Mich erreichten auch Berichte aus anderen Regionen, dass dort installierte Sirenen nicht ausgelöst wurden. Welche Ursachen das hatte, wird der Bericht des BBK zeigen – sofern dieser tatsächlich veröffentlicht wird. Am Mittwoch vor dem Warntag berichtete der Tagesspiegel, dass die Innensenatorin von Berlin – Iris Spranger (SPD) – erst noch ein neues Landesamt für Katastrophenschutz gründen wolle, das allerdings frühestens ab 2024 finanziert werden könne. Eine solche Initiative hätte ich in den ersten Wochen nach dem Warntag 2020 erwartet – am Vorabend des Warntages 2022 erinnert dieses Verhalten an einen bockigen Teenager, der am Abend vor der wichtigen Schulklausur noch alibimäßig das Lehrbuch durchblättert, weil er vorher keine Lust hatte sich auf die wichtige Klausur vorzubereiten.

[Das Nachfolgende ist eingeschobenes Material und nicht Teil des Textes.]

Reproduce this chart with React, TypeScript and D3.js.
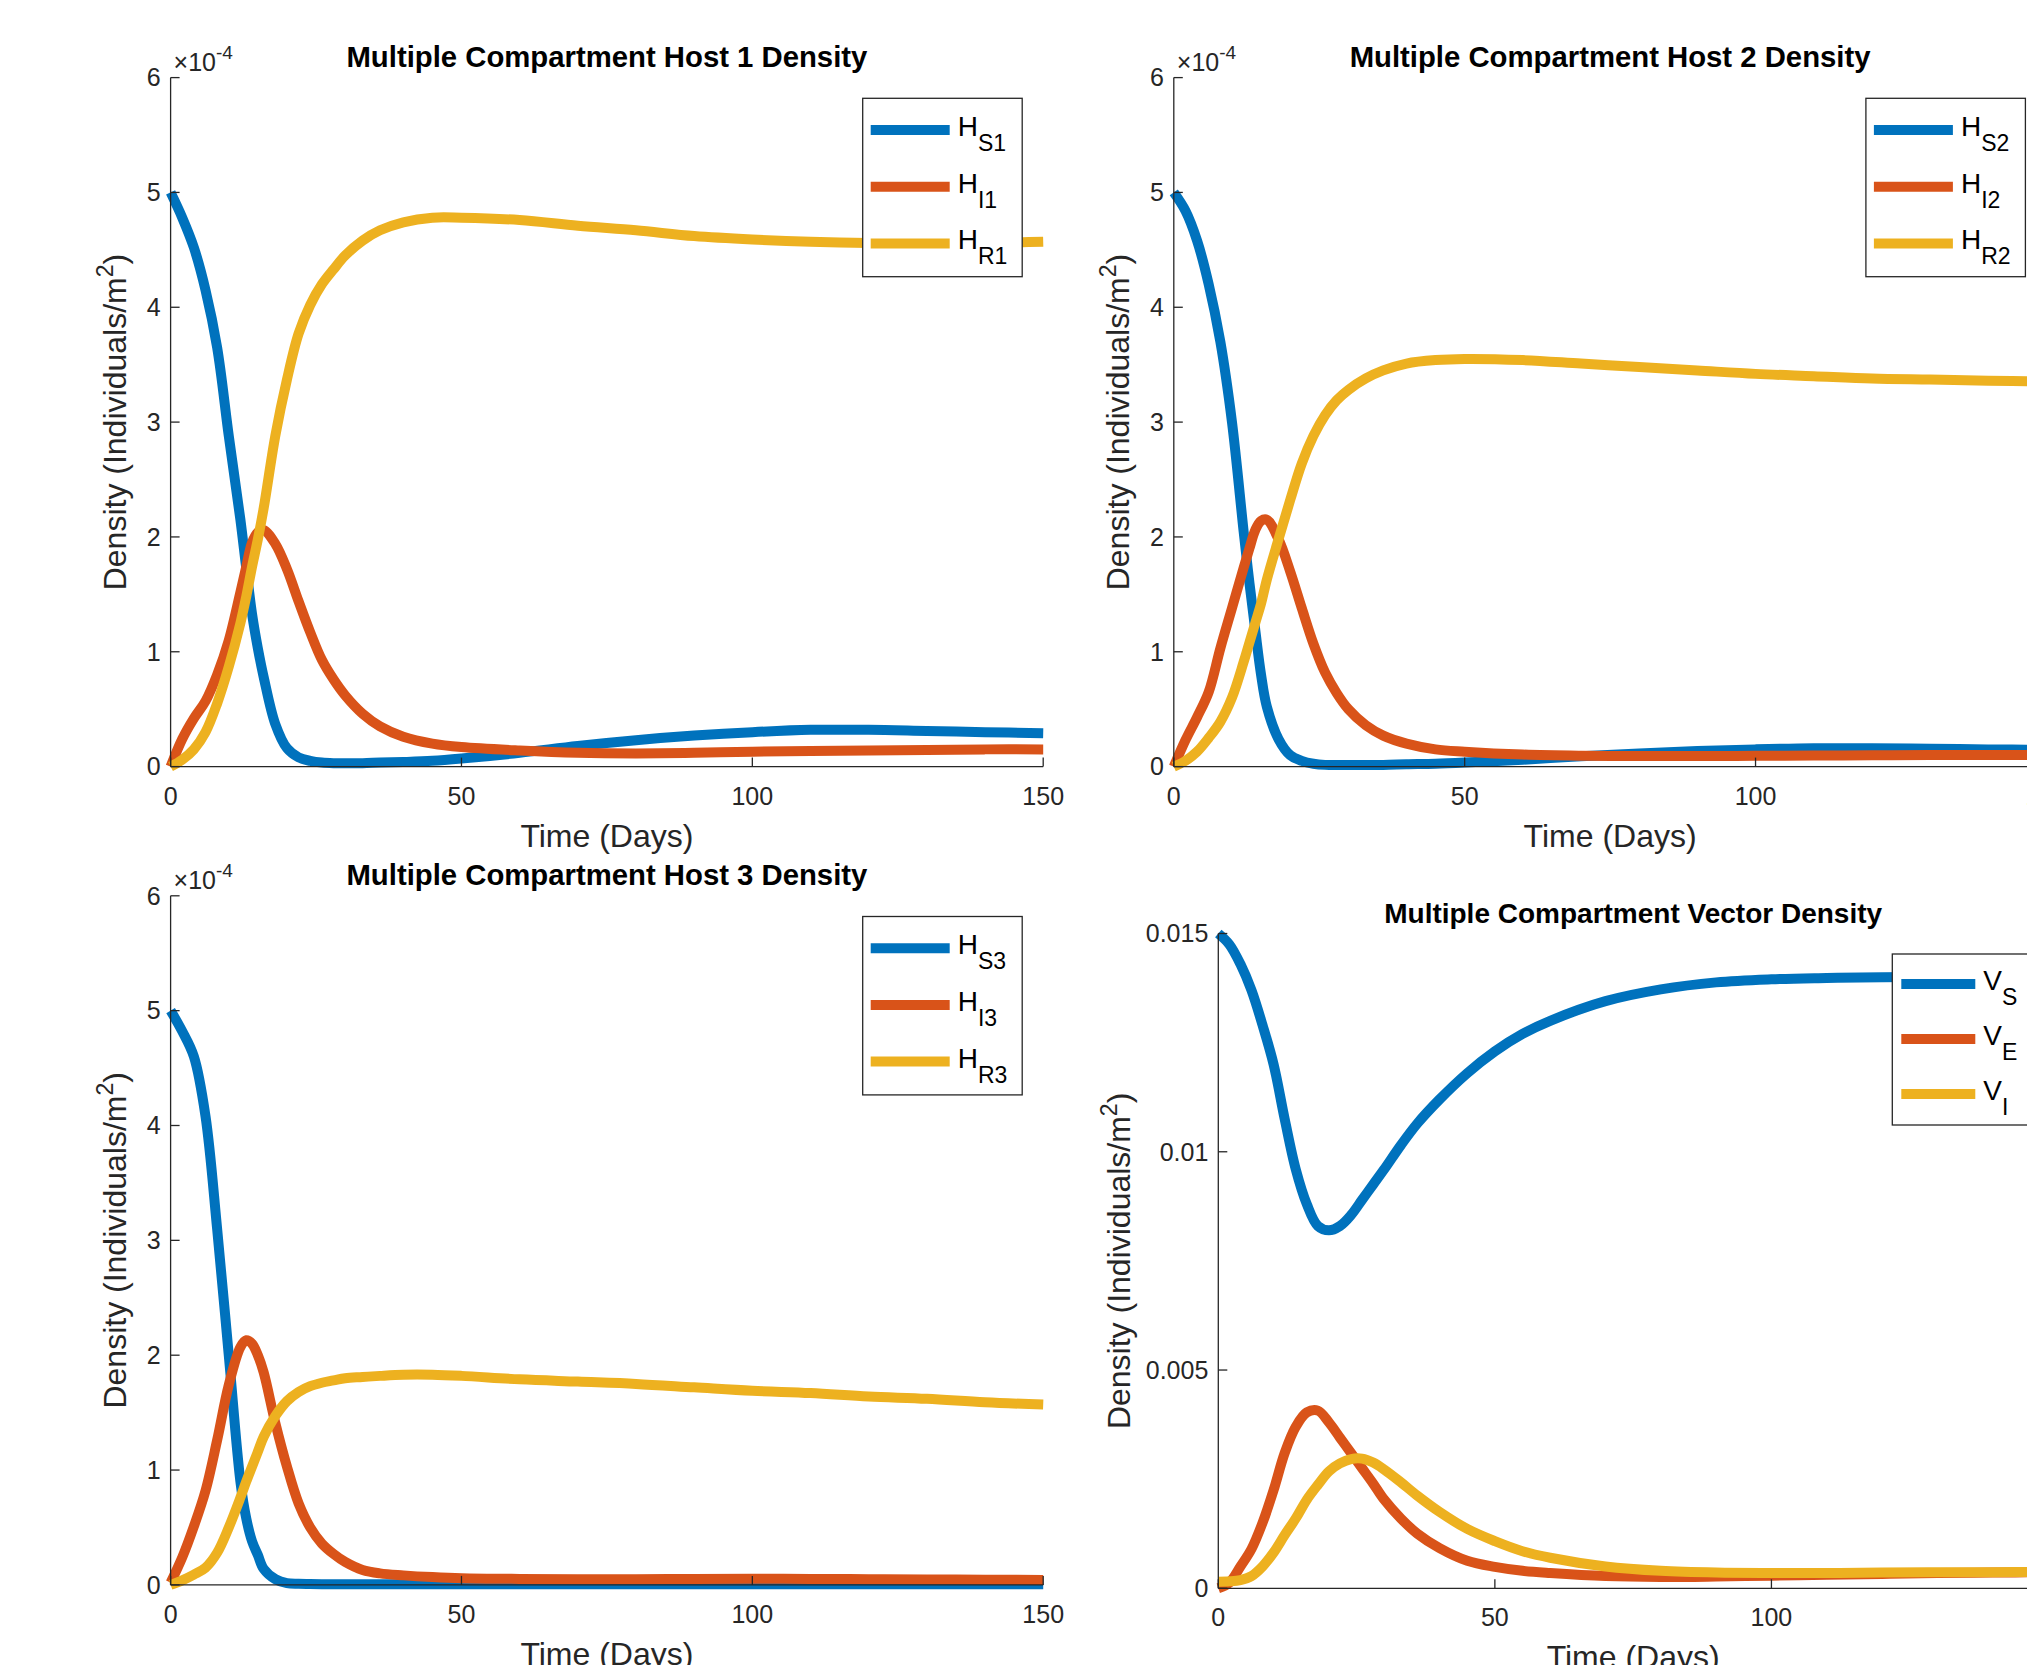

Positiv überrascht war ich allerdings von den Werbetafeln an den Bus- und Tramhaltestellen in Berlin. Hier hat der Betreiber, die Wall AG, große Schritte gemacht. Beim letzten Warntag 2020 geschah die Auslösung der Warnmeldungen noch händisch, dieses Mal wurde demonstriert, dass das modulare Warnsystem automatisch die Warnungen aktiviert.

Werbetafeln warnen am Warntag

(Bild: Mike Boedger / Walldecaux)

Laut Wall AG wurden alle Werbetafeln bundesweit mit der Warnung bespielt. Auch dauert es wohl normalerweise bis zu 20 Minuten, um einen neuen Werbeinhalt auf den Anzeigen aufzuspielen. Beim Warntag kam ein eigens entwickeltes System zum Einsatz. Dieses System beschleunigte das Ausspielen und so konnte die Warnung des BBK direkt aus dem modularen Warnsystem binnen Sekunden auf allen Tafeln dargestellt werden. Der andere große Anbieter für Werbetafeln und Stadtinformationssysteme Ströer testete ebenfalls erfolgreich das Ausspielen der Warnungen.

Wenn am 23. Februar 2023 die Frist zur Umsetzung des Systems DE-Alert (Cell-Broadcast-Warnungen) endet, sind alle deutschen Mobilfunknetzbetreiber zum regulären Betrieb verpflichtet. Da der Test zum Warntag überwiegend erfolgreich verlaufen ist, gehe ich davon aus, dass alle drei Netzbetreiber zum Stichtag Ende Februar die verbleibenden Arbeiten abgeschlossen haben werden. Mit der Fertigstellung im Februar 2023 hat Deutschland die Frist der EU deutlich gerissen. Die EU hatte ihren Mitgliedsstaaten vorgeschrieben, das System bis spätestens 21. Juni 2022 einzurichten.

Damit bleiben wir hinter den Niederlanden (2012), Griechenland (Ende 2019), Italien (2021) und Frankreich (Juni 2022) zurück, die ihre entsprechenden Systeme alle fristgemäß fertiggestellt hatten. Es bleibt der fromme Wunsch, dass im zuständigen Ministerium des Inneren diese Verzögerungen analysiert und aufgearbeitet werden und dass die gefundenen strukturellen Probleme tatsächlich behoben werden. Die normalerweise hier platzierte Forderung nach der Schaffung von Transparenz wage ich hier nicht zu formulieren, denn aufgrund vergangener Erfahrungen ist ein Lotto-6er realistischer, als dass das BMI transparent Fehler aufarbeiten und zugeben würde.